Although this can be a little annoying, may I suggest you run it locally (preferably on a machine with SSD)? Thank you!
Hi,
It wasn’t clear from my message, but the test on ROOT master was performed on my workstation, using 8 cores and reading from SSD. There shouldn’t be any major differences in behavior between v6.18 and master, bit it would be great if you could check that you also see this behavior with ROOT master.
Indeed on lxplus most of the time is spent waiting for EOS.
input file 1: 612031
input file 2: 1956041
total: 2568072
read: 2557591
written on file: 2557591
(And even when I comment out the Snapshot and only leave the Count there the “read” number is still the same. Sorry that I didn’t realize this before.)

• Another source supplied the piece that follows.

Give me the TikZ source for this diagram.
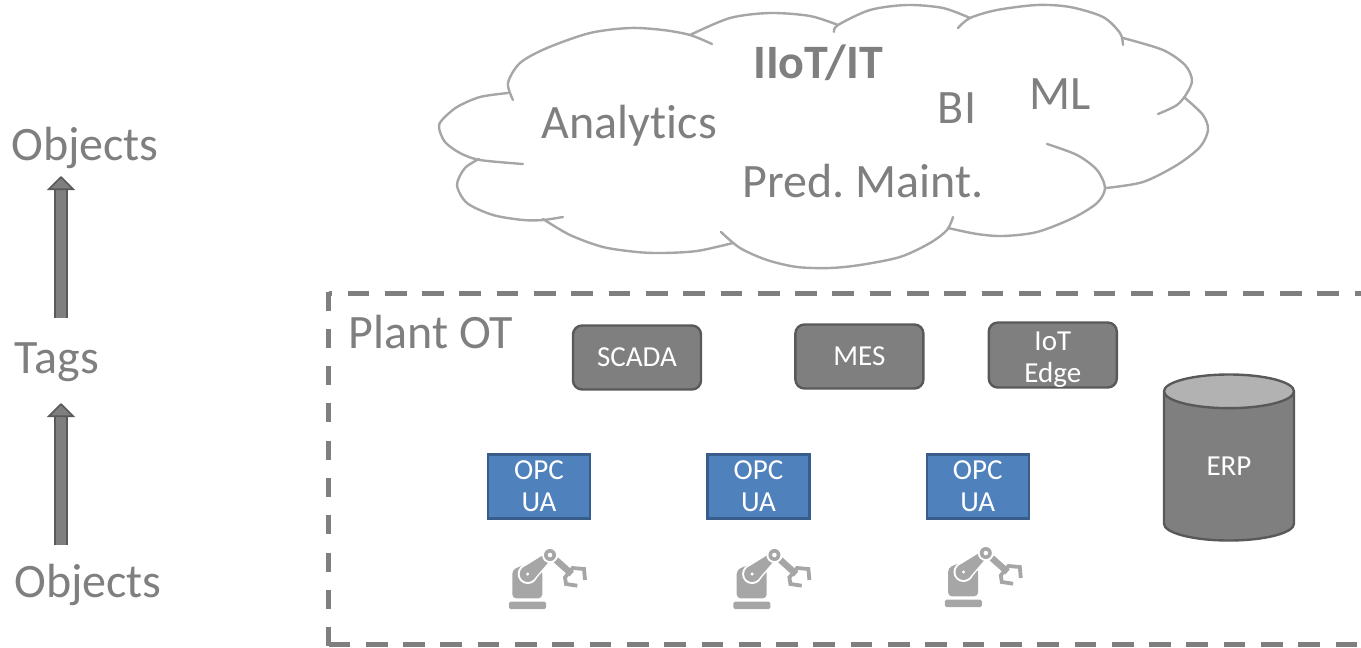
\documentclass[tikz,border=0pt]{standalone}
\usepackage{fontspec}
\setmainfont[Ligatures=NoCommon]{Carlito}
\usepackage{tikz}
\usetikzlibrary{arrows.meta,shapes.geometric,positioning}
\definecolor{plantgray}{HTML}{7F7F7F}
\definecolor{edgegray}{HTML}{595959}
\definecolor{cloudgray}{HTML}{A6A6A6}
\definecolor{opcblue}{HTML}{4F81BD}
\definecolor{opcedge}{HTML}{385D8A}
\tikzset{
  robotarm/.pic={
    \fill[cloudgray, rounded corners=1.5] (-30,82) rectangle (7,89.3);
    \fill[cloudgray, rounded corners=4] (-26.7,78.7) -- (3.3,78.7) -- (3.3,50) -- (-12,44) -- (-26.7,50) -- cycle;
    \draw[white, line width=3, fill=white] (-11.3,54.3) circle (8.5);
    \fill[white] (-13,46) -- (-20,46) -- (-20,42) -- (-2,42) -- cycle;
    \draw[white, line width=3, fill=cloudgray] (-6,60.4) -- (13.3,38) -- (8.7,32.6) -- (-16.5,48.2) -- cycle;
    \fill[cloudgray] (-11.3,54.3) circle (8);
    \fill[cloudgray] (-6,60.4) -- (13.3,38) -- (8.7,32.6) -- (-16.5,48.2) -- cycle;
    \fill[white] (-11.3,54.3) circle (1.7);
    \draw[cloudgray, line width=6.5] (17,40.3) -- (32.7,54.3);
    \fill[white] (11,35.3) circle (8);
    \fill[cloudgray] (11,35.3) circle (6);
    \fill[white] (11,35.3) circle (2.3);
    \draw[cloudgray, line width=3.8] (38.3,66) -- (27,64.3) -- (26,57.7) -- (33.7,48.3) -- (45,49.3) -- (46,60.3);
  }
}
\begin{document}
\begin{tikzpicture}[x=1pt,y=-1pt]
\tikzstyle{bigtext}=[text=plantgray, font=\fontsize{48}{50}\selectfont, inner sep=0pt, anchor=base]
\tikzstyle{system}=[draw=edgegray, line width=2.4pt, fill=plantgray, text=white, rounded corners=9pt, minimum width=128pt, minimum height=64pt, align=center, inner sep=0pt, font=\fontsize{29}{32}\selectfont]
\tikzstyle{opc}=[draw=opcedge, line width=2.4pt, fill=opcblue, text=white, minimum width=102pt, minimum height=64pt, align=center, inner sep=0pt, font=\fontsize{29}{32}\selectfont, execute at begin node=\rule{0pt}{25pt}]
\tikzstyle{database}=[draw=edgegray, line width=2.4pt, shape=cylinder, shape border rotate=90, aspect=.75, cylinder uses custom fill, cylinder body fill=plantgray, cylinder end fill=plantgray!60, minimum width=130pt, minimum height=166pt, text=white, inner sep=0pt, font=\fontsize{29}{32}\selectfont]
\tikzstyle{cloudline}=[draw=cloudgray, line width=2.4pt, line cap=round]
\tikzstyle{plantline}=[plantgray, line width=5pt]
\tikzstyle{lift}=[draw=edgegray, line width=1.6pt, double=plantgray, double distance=10pt, -{Triangle[width=28pt,length=14pt,fill=plantgray]}]
\useasboundingbox (0,0) rectangle (1361,648);

% cloud
\draw[cloudline] plot[smooth] coordinates {(712,44) (690,35) (663,30) (630,28) (590,33) (547,48) (520,63) (508,83) (513,100)};
\draw[cloudline] plot[smooth] coordinates {(508,93) (480,97) (457,107) (442,120) (439,128) (445,142) (460,153) (480,160) (523,164)};
\draw[cloudline] plot[smooth] coordinates {(479,159) (465,168) (457,185) (467,203) (493,215) (523,220) (543,220) (563,217)};
\draw[cloudline] plot[smooth] coordinates {(543,219) (570,235) (603,247) (637,252) (663,253) (697,251) (733,243)};
\draw[cloudline] plot[smooth] coordinates {(721,232) (740,248) (767,260) (797,267) (830,268) (860,265) (900,257) (930,243) (947,230) (953,217)};
\draw[cloudline] plot[smooth] coordinates {(948,228) (977,234) (1003,236) (1037,232) (1073,218) (1097,203) (1105,188) (1097,170) (1077,155) (1047,144)};
\draw[cloudline] plot[smooth] coordinates {(1106,188) (1143,182) (1177,165) (1200,147) (1208,130) (1203,115) (1185,98)};
\draw[cloudline] plot[smooth] coordinates {(1158,114) (1177,105) (1187,93) (1192,80) (1185,65) (1163,50) (1123,38)};
\draw[cloudline] plot[smooth] coordinates {(1123,45) (1120,33) (1103,17) (1070,7) (1037,5) (997,10) (970,18) (958,28)};
\draw[cloudline] plot[smooth] coordinates {(970,18) (943,8) (907,5) (870,10) (838,25) (834,32)};
\draw[cloudline] plot[smooth] coordinates {(838,25) (810,16) (770,13) (730,18) (690,35)};

\node[bigtext] (analytics) at (629.5,138) {Analytics};
\node[bigtext] (iiot) at (818,78) {\textbf{IIoT/IT}};
\node[bigtext] (bi) at (957,123) {BI};
\node[bigtext] (ml) at (1060,109) {ML};
\node[bigtext] (maint) at (863,197) {Pred.\ Maint.};

% plant
\coordinate (cornertop) at (328.5,293.5);
\coordinate (cornerbottom) at (328.5,644);
\draw[plantline, dash pattern=on 21.7pt off 15.6pt, dash phase=18.3pt] (cornertop) -- (1400,293.5);
\draw[plantline, dash pattern=on 19pt off 18.3pt] ([yshift=2pt]cornertop) -- ([yshift=-2.5pt]cornerbottom);
\draw[plantline, dash pattern=on 21.7pt off 15.6pt] (cornerbottom) -- (1400,644);
\node[bigtext] (plant) at (431,348) {Plant OT};

\node[system] (scada) at (637,357.5) {SCADA};
\node[system] (mes) [right=92pt of scada, yshift=1pt] {MES};
\node[system] (edge) [right=63pt of mes, yshift=1.5pt] {\rule{0pt}{28pt}IoT\\Edge};
\node[database, anchor=shape center] (erp) at (1229,457.5) {ERP};

\node[opc] (opc1) at (539,486.5) {OPC\\UA};
\node[opc] (opc2) [right=115pt of opc1] {OPC\\UA};
\node[opc] (opc3) [right=115pt of opc2] {OPC\\UA};
\pic at (opc1.south) {robotarm};
\pic at ([xshift=5pt]opc2.south) {robotarm};
\pic at ([xshift=-3pt,yshift=2pt]opc3.south) {robotarm};

% left column
\node[bigtext] (top) at (85,160) {Objects};
\node[bigtext] (tags) at (57,373) {Tags};
\node[bigtext] (bottom) at (88,597) {Objects};
\draw[lift] ([xshift=4pt,yshift=55pt]tags.base) -- ([xshift=-24pt,yshift=-16pt]top.base);
\draw[lift] ([xshift=-27pt,yshift=52pt]bottom.base) -- ([xshift=4pt,yshift=-30pt]tags.base);
\end{tikzpicture}
\end{document}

I think I have this problem also with a version I compiled on Mar 20 from heads/master@v6-16-00-rc1-1339-g2ebe61ce28.
Can this be related to the IO optimization?
This problem is also on an old desktop (results might be slightly different though). I think the cpu is I5-5257U so 2 cores 4 threads. It’s SSD. Thanks!
Hi,
so with some digging it turned out this was a critical bug in TTreeProcessorMT, here is the relevant jira ticket I opened.
This PR should fix. It will be included in the next v6.18 patch release.
Thank you very much for reporting
I remain at your disposal for any further questions. The warnings are not linked to this bug, and in fact I did not see any warnings when running on the data you shared.
The fix was merged into v6.18-00-patches and master.
You can test it by building ROOT or, from tomorrow, using the nightly builds of ROOT available on cvmfs, e.g. source /cvmfs/sft.cern.ch/lcg/views/dev3/Fri/x86_64-centos7-gcc8-opt/setup.sh (from tomorrow, the current Friday nightly is the one from last week).
You can also try right now on Linux with the prefix stack I use to test ROOT (not an official service). It has ROOT built nightly and deployed to CVMFS. Works on any Linux distribution with kernel 2.6.32 and above:
$ /cvmfs/sft.cern.ch/lcg/contrib/gentoo/startprefix
Entering Gentoo Prefix /cvmfs/sft.cern.ch/lcg/contrib/gentoo/linux/x86_64
$ root --version
ROOT Version: 6.19/01
Built for linuxx8664gcc on Jul 11 2019, 00:01:00
From git-r3/HEAD@v6-19-01-427-g0d60f6de6b